I read a USA Today story this week about the rise of “biohacking,” and my first reaction was that it mostly got the vibe right. More wearables. More self-ordered labs. More biological-age tests. More longevity clinics. More guys showing up with a screen full of numbers and the feeling that they’re finally getting serious about their health. All of it promoted heavily on social media.
I get the appeal because I feel it too.
I read about Retatrutide and part of me thinks, am I watching the future show up in real time? I see the fancy BIA scales and think maybe I should have one in the house. I hear people talk about full-body MRI and there’s always that little voice that says, what if they catch something early that the rest of us miss?
I think more people should admit that part out loud.

A lot of this stuff creates real health FOMO, especially once you’re old enough to know people with actual problems. It’s not always vanity. A lot of the time it’s fear. Or curiosity. Or just the very normal feeling that maybe the people doing more testing, more tracking, and more “optimizing” know something you don’t.
I’ve felt that pull too. But so far I’ve resisted most of it, mainly because I keep coming back to the same question: is this helping me do the obvious things better, or is it just giving me a more sophisticated way to worry?
Usually that clears things up pretty fast.
The older you get, the harder it is to coast. You wake up one day and your body starts creaking. Sleep gets a little worse. Your waist gets a little thicker. Your blood pressure is less forgiving. Recovery slows down. A friend has a heart scare. Another gets put on a statin. Somebody starts talking about testosterone. Somebody else is suddenly explaining their HRV to you over coffee.
None of that is weird. It’s just what happens when health stops feeling theoretical.
What bothers me is not the data itself. I like useful data. I think a blood pressure cuff is useful. I think step counts can be useful. I think sleep tracking can be useful for the right person. I think a lot of men would benefit from paying attention sooner instead of waiting until something breaks.
But “biohacking” has become a very generous term for two completely different things.
One version is just a grown man trying to get his act together. He starts lifting consistently. He walks more. He cleans up his diet. He cuts back on alcohol. He gets serious about sleep. He pays attention to his blood pressure. Maybe he uses a wearable to keep himself honest.
That version makes perfect sense to me.
The other version is a man with money buying himself the feeling of control.
That version is everywhere now too.
More tests. More scans. More supplements. More subscriptions. More treatments. More numbers to stare at. More ways to feel like you’re “working on your health” without actually doing the basic things that tend to matter most.
That’s where my patience starts to run out.

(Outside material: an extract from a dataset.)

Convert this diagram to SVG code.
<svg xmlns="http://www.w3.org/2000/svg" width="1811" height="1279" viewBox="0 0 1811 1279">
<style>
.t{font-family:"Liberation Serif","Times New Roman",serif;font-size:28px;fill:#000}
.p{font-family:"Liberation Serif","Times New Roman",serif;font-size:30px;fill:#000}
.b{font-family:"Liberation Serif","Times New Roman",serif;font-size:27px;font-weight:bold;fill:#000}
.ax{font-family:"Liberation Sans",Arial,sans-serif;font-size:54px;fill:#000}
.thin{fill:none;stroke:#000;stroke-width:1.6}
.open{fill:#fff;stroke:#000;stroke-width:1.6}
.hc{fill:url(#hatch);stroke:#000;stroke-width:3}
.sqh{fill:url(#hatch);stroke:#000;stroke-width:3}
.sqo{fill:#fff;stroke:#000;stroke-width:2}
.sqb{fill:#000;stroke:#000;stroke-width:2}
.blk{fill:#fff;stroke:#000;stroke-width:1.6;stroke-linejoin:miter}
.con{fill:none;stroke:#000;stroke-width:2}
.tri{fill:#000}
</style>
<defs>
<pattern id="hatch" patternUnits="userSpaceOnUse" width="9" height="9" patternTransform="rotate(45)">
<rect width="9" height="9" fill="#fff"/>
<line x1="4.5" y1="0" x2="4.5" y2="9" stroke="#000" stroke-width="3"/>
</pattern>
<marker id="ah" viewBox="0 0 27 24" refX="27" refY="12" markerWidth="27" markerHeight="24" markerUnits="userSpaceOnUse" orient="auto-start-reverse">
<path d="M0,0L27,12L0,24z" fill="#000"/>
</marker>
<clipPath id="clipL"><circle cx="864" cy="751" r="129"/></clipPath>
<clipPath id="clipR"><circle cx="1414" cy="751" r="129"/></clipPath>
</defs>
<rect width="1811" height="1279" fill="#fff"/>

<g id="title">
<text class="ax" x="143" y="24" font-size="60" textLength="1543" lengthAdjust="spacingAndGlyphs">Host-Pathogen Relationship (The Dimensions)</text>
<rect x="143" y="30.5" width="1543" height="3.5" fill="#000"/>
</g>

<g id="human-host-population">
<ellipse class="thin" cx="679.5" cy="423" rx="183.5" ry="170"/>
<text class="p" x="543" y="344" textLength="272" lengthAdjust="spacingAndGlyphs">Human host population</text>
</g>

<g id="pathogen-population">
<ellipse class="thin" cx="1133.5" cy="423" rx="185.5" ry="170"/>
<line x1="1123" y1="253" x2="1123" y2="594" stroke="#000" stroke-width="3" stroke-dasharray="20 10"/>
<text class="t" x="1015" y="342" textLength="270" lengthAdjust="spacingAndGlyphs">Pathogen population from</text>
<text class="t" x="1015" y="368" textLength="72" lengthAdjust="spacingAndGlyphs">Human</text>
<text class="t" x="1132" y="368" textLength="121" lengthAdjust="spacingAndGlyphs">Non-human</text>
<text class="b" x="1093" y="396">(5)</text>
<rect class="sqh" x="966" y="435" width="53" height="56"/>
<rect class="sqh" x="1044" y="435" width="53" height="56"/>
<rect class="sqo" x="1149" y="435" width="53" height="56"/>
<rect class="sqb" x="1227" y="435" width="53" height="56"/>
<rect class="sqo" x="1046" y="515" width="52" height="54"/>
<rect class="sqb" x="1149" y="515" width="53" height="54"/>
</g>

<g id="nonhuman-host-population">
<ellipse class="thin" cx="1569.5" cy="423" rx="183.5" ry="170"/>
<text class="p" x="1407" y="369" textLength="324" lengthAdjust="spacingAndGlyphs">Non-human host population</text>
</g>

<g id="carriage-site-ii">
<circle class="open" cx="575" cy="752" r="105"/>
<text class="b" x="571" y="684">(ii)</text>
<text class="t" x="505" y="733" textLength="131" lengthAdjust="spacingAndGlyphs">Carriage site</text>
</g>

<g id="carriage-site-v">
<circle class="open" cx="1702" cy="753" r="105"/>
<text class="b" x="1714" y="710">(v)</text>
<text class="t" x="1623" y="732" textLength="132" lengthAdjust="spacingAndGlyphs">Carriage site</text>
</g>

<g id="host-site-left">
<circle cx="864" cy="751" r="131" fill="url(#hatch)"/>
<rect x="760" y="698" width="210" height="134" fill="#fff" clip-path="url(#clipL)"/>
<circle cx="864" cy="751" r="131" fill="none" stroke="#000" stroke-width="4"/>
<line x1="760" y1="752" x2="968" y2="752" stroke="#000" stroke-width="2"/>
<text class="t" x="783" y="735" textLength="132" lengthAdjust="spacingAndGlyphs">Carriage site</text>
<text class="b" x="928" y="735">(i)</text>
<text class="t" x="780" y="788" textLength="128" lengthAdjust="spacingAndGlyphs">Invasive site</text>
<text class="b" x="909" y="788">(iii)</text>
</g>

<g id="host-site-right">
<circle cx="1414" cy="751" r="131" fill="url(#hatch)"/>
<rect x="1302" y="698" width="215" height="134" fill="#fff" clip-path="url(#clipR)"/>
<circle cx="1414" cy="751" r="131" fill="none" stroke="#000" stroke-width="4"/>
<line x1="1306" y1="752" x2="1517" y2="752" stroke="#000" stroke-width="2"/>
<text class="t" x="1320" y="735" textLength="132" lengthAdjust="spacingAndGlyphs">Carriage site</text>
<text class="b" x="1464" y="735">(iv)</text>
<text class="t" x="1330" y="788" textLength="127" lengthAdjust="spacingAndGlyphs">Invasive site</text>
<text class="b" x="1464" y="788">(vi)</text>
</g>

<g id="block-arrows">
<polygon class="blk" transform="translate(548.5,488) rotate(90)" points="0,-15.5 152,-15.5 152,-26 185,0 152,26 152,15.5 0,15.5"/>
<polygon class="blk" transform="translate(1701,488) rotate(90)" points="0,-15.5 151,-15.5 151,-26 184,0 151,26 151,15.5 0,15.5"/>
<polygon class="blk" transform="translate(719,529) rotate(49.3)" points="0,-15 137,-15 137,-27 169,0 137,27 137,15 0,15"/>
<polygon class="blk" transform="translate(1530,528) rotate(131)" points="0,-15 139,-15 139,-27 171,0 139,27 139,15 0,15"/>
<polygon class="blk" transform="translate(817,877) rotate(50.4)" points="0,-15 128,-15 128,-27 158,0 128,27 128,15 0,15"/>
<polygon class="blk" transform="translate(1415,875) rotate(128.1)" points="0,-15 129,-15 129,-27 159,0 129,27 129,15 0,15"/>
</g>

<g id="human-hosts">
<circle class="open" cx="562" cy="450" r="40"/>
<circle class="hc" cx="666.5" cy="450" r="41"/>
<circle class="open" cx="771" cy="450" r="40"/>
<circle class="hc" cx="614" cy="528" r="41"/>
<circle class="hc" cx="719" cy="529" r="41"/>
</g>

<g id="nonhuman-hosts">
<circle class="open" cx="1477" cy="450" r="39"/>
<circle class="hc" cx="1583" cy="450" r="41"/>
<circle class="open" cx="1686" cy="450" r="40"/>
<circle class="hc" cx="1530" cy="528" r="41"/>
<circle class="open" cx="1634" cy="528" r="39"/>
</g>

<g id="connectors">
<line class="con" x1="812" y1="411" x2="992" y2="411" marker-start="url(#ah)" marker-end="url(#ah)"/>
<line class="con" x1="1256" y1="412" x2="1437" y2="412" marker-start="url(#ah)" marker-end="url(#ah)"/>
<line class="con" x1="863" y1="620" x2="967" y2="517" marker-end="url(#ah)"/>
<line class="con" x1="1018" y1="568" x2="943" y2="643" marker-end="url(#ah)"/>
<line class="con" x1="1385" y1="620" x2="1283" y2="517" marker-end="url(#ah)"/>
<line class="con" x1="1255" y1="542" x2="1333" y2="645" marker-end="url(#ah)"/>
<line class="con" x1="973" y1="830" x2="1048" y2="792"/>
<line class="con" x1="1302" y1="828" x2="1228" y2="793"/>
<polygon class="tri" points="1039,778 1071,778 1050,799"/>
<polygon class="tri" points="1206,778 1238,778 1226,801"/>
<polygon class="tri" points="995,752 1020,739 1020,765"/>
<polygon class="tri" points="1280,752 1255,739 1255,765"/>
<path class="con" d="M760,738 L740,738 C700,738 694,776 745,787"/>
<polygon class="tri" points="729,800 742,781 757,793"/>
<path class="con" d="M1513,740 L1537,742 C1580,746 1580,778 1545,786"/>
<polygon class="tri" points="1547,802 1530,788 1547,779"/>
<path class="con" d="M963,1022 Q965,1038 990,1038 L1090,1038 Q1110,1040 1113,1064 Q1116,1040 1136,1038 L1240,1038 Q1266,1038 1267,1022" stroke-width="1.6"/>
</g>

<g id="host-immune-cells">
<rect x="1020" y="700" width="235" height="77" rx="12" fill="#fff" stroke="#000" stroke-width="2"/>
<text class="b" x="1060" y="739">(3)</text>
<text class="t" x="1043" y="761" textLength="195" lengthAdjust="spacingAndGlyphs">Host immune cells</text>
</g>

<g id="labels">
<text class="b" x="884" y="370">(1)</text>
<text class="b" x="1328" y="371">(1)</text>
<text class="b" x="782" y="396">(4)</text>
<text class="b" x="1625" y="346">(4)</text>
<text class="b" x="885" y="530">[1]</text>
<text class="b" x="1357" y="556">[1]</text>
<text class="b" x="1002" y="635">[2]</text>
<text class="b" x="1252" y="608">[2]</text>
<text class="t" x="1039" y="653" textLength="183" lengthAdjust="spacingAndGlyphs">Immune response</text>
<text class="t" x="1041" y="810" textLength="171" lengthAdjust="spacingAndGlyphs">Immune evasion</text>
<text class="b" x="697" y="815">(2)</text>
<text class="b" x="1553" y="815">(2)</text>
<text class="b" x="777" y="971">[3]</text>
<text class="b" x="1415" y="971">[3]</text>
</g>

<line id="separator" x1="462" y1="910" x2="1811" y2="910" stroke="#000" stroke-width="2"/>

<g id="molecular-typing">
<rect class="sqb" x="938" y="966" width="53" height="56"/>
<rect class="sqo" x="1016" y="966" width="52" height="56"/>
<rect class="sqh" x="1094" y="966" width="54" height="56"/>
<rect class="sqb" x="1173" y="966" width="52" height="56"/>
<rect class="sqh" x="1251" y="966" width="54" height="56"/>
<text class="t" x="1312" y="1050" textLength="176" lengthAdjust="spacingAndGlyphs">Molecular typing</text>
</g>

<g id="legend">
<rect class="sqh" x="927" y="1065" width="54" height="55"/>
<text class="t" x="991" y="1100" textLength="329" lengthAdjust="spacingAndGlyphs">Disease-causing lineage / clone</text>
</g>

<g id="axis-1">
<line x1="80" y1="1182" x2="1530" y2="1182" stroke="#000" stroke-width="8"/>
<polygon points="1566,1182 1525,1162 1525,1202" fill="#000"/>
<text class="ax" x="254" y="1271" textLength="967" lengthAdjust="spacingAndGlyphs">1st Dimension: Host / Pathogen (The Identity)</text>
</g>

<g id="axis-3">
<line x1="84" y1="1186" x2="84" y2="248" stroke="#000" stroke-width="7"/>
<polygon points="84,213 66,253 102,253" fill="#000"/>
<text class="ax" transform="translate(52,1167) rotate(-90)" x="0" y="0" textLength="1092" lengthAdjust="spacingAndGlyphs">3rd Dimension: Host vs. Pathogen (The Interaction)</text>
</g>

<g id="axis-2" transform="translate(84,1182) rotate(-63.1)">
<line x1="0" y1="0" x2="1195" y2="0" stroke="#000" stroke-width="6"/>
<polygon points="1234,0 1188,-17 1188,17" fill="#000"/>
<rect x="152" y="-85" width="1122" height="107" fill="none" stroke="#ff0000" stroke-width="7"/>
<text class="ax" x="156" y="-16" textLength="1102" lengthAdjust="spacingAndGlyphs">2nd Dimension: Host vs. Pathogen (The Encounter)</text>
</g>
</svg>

Because most men do not have an information problem. They have a consistency problem.
They do not need 160 biomarkers and complicated protocols. They need to lose some fat. They need to get stronger. They need to go to bed a little earlier. They need to walk every day. They need to stop drinking like they’re still 27. They need to keep doing the boring stuff long after the novelty wears off.
And that is exactly why the biohacking world is so tempting. The basics are repetitive. They are not sexy. Nobody feels special going for a walk after dinner or lifting three times a week for the next ten years.
Buying a new gadget feels more exciting. Running a big panel feels more serious. Booking a scan feels like you’re getting ahead of the problem. It feels proactive. It feels like action.
Sometimes it is.
Sometimes you’re just shopping.
That’s the part I think gets lost. A lot of this industry sells measurement like it’s the same thing as mastery. It sells access to information like access alone is going to change your life. It sells the feeling of discipline to people who don’t always want the reality of discipline.
To be fair, there’s a reason guys drift this way. Primary care can feel rushed, reactive, and thin. A lot of men do not feel coached. They feel processed. They get a quick visit, a few generic instructions, maybe a prescription, and then they’re back out the door. So I understand why a dashboard and a clinic talking about optimization can feel more satisfying than being told to eat better and exercise.
But that doesn’t magically turn weak ideas into strong ones.
It just means there’s a gap in the system, and plenty of people are happy to make money filling it.
So here’s the line I keep coming back to.
If a tool helps you follow through on proven healthy behavior, I’m for it.
If it mostly adds cost, complexity, and anxiety, I’m not.
That’s how I think about wearables. That’s how I think about extra testing. That’s how I think about supplements. That’s how I think about most of the flashy longevity stuff being sold to middle-aged men who are scared of aging and would really like to believe there’s a cleaner, smarter, more elite path than just doing the basics really well.
Usually there isn’t.
Usually the answer is still painfully ordinary.
Lift. Walk. Sleep. Eat like an adult. Keep your blood pressure under control. Stay on top of screening. Build a body that can still do things twenty years from now.
I’m not against experimentation. I’m not against curiosity. I’m not against using data to learn something useful.
I just think a lot of men use “optimization” to avoid the humbling truth that health is still mostly built the old-fashioned way.
Day by day. Meal by meal. Workout by workout. Year by year.
That’s less fun to sell. But it’s still the part that works.